There are two types of iron: haem iron (from animal sources) and non-haem iron (from plant sources). The body absorbs haem iron much more easily than non-haem iron, which is why vegetarians are at greater risk of iron-deficiency anaemia.
Symptoms of deficiency: fatigue (especially on exertion); pale lower eyelids, palms, nails, tongue; brittle nails; headaches; constipation; inflamed tongue. This condition can leads to anemia. It is estimated that only 65-70% of all Americans meet their daily recommended intake.
Testing for deficiency: iron levels are tested easily with blood samples. Serum iron – tests iron levels in the blood.

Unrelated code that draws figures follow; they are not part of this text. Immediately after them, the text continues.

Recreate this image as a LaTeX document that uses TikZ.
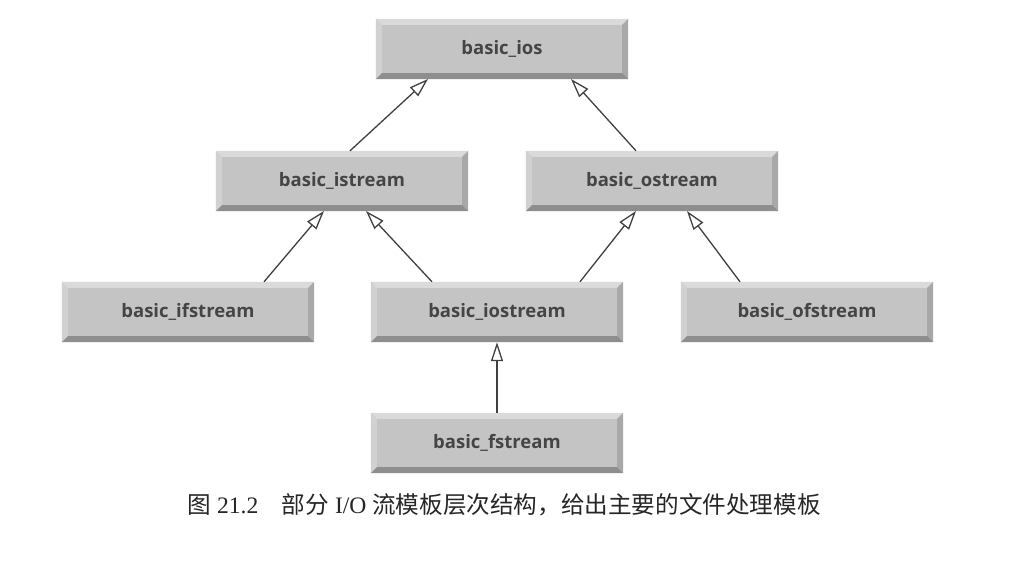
\documentclass[tikz,border=0pt]{standalone}
\usepackage{fontspec}
\setsansfont{Open Sans}
\setmainfont{Liberation Serif}
\newfontfamily\cjk{Noto Sans CJK SC}
\usetikzlibrary{arrows.meta,calc}
\definecolor{boxfill}{HTML}{C4C4C4}
\definecolor{bevlight}{HTML}{DADADA}
\definecolor{bevdark}{HTML}{8E8E8E}
\definecolor{bevside}{HTML}{A8A8A8}
\definecolor{txt}{HTML}{454545}
\definecolor{linec}{HTML}{404040}
\tikzset{
  cls/.style={fill=boxfill, minimum width=252pt, minimum height=60pt, inner sep=0pt,
    font=\sffamily\bfseries\fontsize{18.5}{22}\selectfont, text=txt},
  inh/.style={draw=linec, line width=1.3pt, -{Triangle[open,length=19pt,width=12pt,fill=white]}},
}
\newcommand{\bevel}[1]{%
  \fill[bevlight] (#1.north west) -- (#1.north east) -- ($(#1.north east)+(-6pt,-6pt)$) -- ($(#1.north west)+(6pt,-6pt)$) -- cycle;
  \fill[bevlight!90!gray] (#1.north west) -- ($(#1.north west)+(6pt,-6pt)$) -- ($(#1.south west)+(6pt,6pt)$) -- (#1.south west) -- cycle;
  \fill[bevside] (#1.north east) -- ($(#1.north east)+(-6pt,-6pt)$) -- ($(#1.south east)+(-6pt,6pt)$) -- (#1.south east) -- cycle;
  \fill[bevdark] (#1.south west) -- ($(#1.south west)+(6pt,6pt)$) -- ($(#1.south east)+(-6pt,6pt)$) -- (#1.south east) -- cycle;
}
\begin{document}
\begin{tikzpicture}[x=1pt,y=-1pt]
\useasboundingbox[fill=white] (0,0) rectangle (1012,571);
\node[cls] (ios) at (502,49) {};
\node[cls] (is) at (342,181) {};
\node[cls] (os) at (652,181) {};
\node[cls] (ifs) at (188,312) {};
\node[cls] (ios2) at (497,312) {};
\node[cls] (ofs) at (807,312) {};
\node[cls] (fs) at (497,443) {};
\foreach \n in {ios,is,os,ifs,ios2,ofs,fs}{\bevel{\n}}
\node[cls,fill=none] at (ios) {basic\_ios};
\node[cls,fill=none] at (is) {basic\_istream};
\node[cls,fill=none] at (os) {basic\_ostream};
\node[cls,fill=none] at (ifs) {basic\_ifstream};
\node[cls,fill=none] at (ios2) {basic\_iostream};
\node[cls,fill=none] at (ofs) {basic\_ofstream};
\node[cls,fill=none] at (fs) {basic\_fstream};
\coordinate (a1) at (428,79);
\coordinate (a2) at (571,79);
\coordinate (b1) at (324,211);
\coordinate (b2) at (366,211);
\coordinate (c1) at (636,211);
\coordinate (c2) at (687,211);
\draw[inh] (is.north -| 350,0) -- (a1);
\draw[inh] (os.north -| 636,0) -- (a2);
\draw[inh] (ifs.north -| 264,0) -- (b1);
\draw[inh] (ios2.north -| 432,0) -- (b2);
\draw[inh] (ios2.north -| 580,0) -- (c1);
\draw[inh] (ofs.north -| 740,0) -- (c2);
\draw[inh] (fs.north) -- (ios2.south);
\node[anchor=west, font=\fontsize{23.6}{27}\selectfont, text=black!85] (cap) at (184,505)
  {{\cjk 图} 21.2\hspace{1em}{\cjk 部分} I/O {\cjk 流模板层次结构，给出主要的文件处理模板}};
\end{tikzpicture}
\end{document}
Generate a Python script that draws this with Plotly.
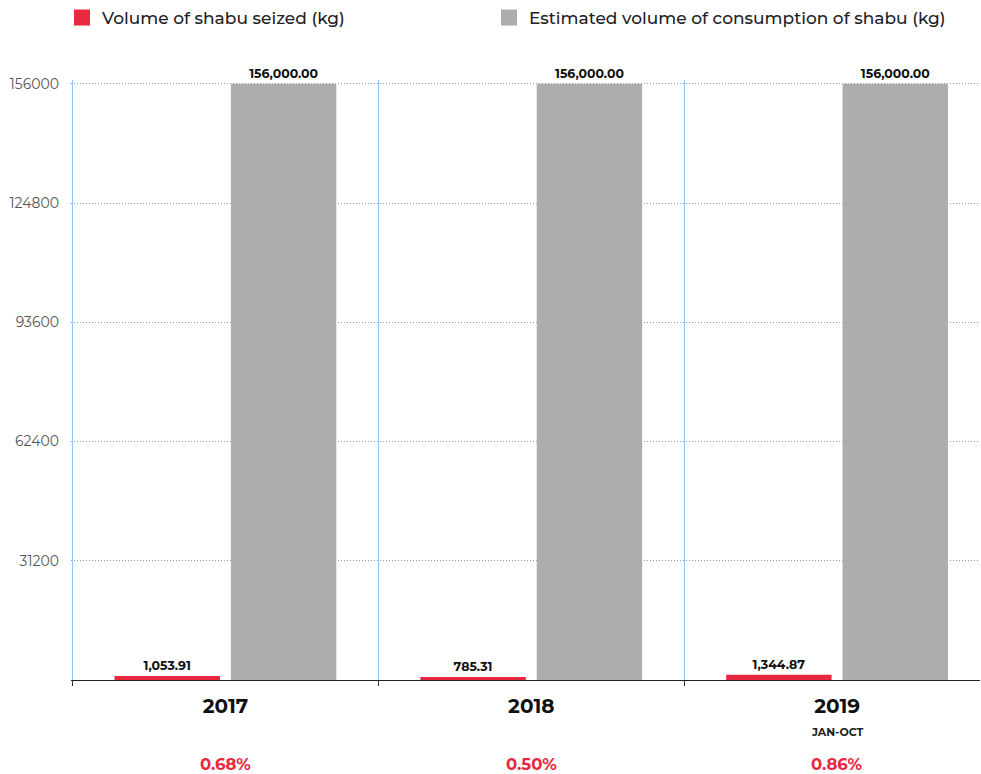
import plotly.graph_objects as go

years = ["2017", "2018", "2019"]
sub_labels = ["", "", "JAN-OCT"]
seized = [1053.91, 785.31, 1344.87]
consumption = [156000.00, 156000.00, 156000.00]
pct_labels = ["0.68%", "0.50%", "0.86%"]
y_ticks = [31200, 62400, 93600, 124800, 156000]
series_names = ["Volume of shabu seized (kg)", "Estimated volume of consumption of shabu (kg)"]

RED = "#e8283f"
GRAY = "#adadad"
FONT = "Montserrat, 'Open Sans', Lato, sans-serif"
label_font = dict(family=FONT, size=12.5, color="#111", weight="bold")

fig = go.Figure()
for vals, name, color in [(seized, series_names[0], RED), (consumption, series_names[1], GRAY)]:
    fig.add_trace(go.Bar(
        x=years, y=vals, name=name, showlegend=False,
        marker=dict(color=color, line=dict(width=0)),
        texttemplate="%{y:,.2f}", textposition="outside",
        textfont=label_font, cliponaxis=False,
    ))

# legend entries (square swatches)
for name, color, lg in [(series_names[0], RED, "legend"), (series_names[1], GRAY, "legend2")]:
    fig.add_trace(go.Scatter(
        x=[None], y=[None], mode="markers", name=name, legend=lg, showlegend=True,
        marker=dict(symbol="square", size=17, color=color),
    ))

for i, (sub, pct) in enumerate(zip(sub_labels, pct_labels)):
    if sub:
        fig.add_annotation(x=i, xref="x", y=0, yref="paper", text=sub, showarrow=False,
                           yshift=-60, borderpad=0,
                           font=dict(family=FONT, size=11, color="#222", weight="bold"))
    fig.add_annotation(x=i, xref="x", y=0, yref="paper", text=pct, showarrow=False,
                       yshift=-95, borderpad=0,
                       font=dict(family=FONT, size=16.5, color=RED, weight="bold"))

legend_common = dict(orientation="h", yref="container", y=1.0, yanchor="top", xref="container",
                     xanchor="left", font=dict(size=17, color="#222", weight=500),
                     bgcolor="rgba(0,0,0,0)", borderwidth=0)

fig.update_layout(
    width=981, height=774,
    margin=dict(l=71, r=1, t=80, b=94),
    paper_bgcolor="white", plot_bgcolor="white",
    barmode="group", bargap=0.239, bargroupgap=0.094,
    font=dict(family=FONT, color="#333"),
    showlegend=True,
    legend=dict(x=62 / 981, **legend_common),
    legend2=dict(x=489 / 981, **legend_common),
    xaxis=dict(
        type="category", range=[-0.5 - 1.5 / 306, 2.5 - 10 / 306],
        tickson="boundaries", ticks="outside", ticklen=5, tickcolor="#333",
        showgrid=True, gridcolor="#8cc4f5", gridwidth=1,
        showline=True, linecolor="#222", linewidth=1,
        ticklabelstandoff=8,
        tickfont=dict(family=FONT, size=20, color="#111", weight="bold"),
    ),
    yaxis=dict(
        range=[0, 157000], tickvals=y_ticks, ticktext=[str(v) for v in y_ticks],
        showgrid=True, gridcolor="#999", griddash="1px,2px", gridwidth=1,
        zeroline=False, showline=False, ticks="",
        ticklabelstandoff=11,
        tickfont=dict(family=FONT, size=14, color="#555"),
    ),
)

fig.write_html("out.html")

Ferritin levels – test how well iron is stored in the body, the best indicator of the body’s iron levels.
Caution: Excess iron absorption (called haemochromatosis) also causes chronic tiredness so it’s important to check your iron levels before using an iron supplement.
The high iron foods are: mollusks, liver, nuts, whole grains, beef and lamb meat, spinach, Swiss chard, dark chocolate and cocoa powder, beans and pulses. The National Institute of Health recommends the average male should consume about 8 milligrams of iron each day. Women, ages 19-50 need more than most people, up to 18 milligrams.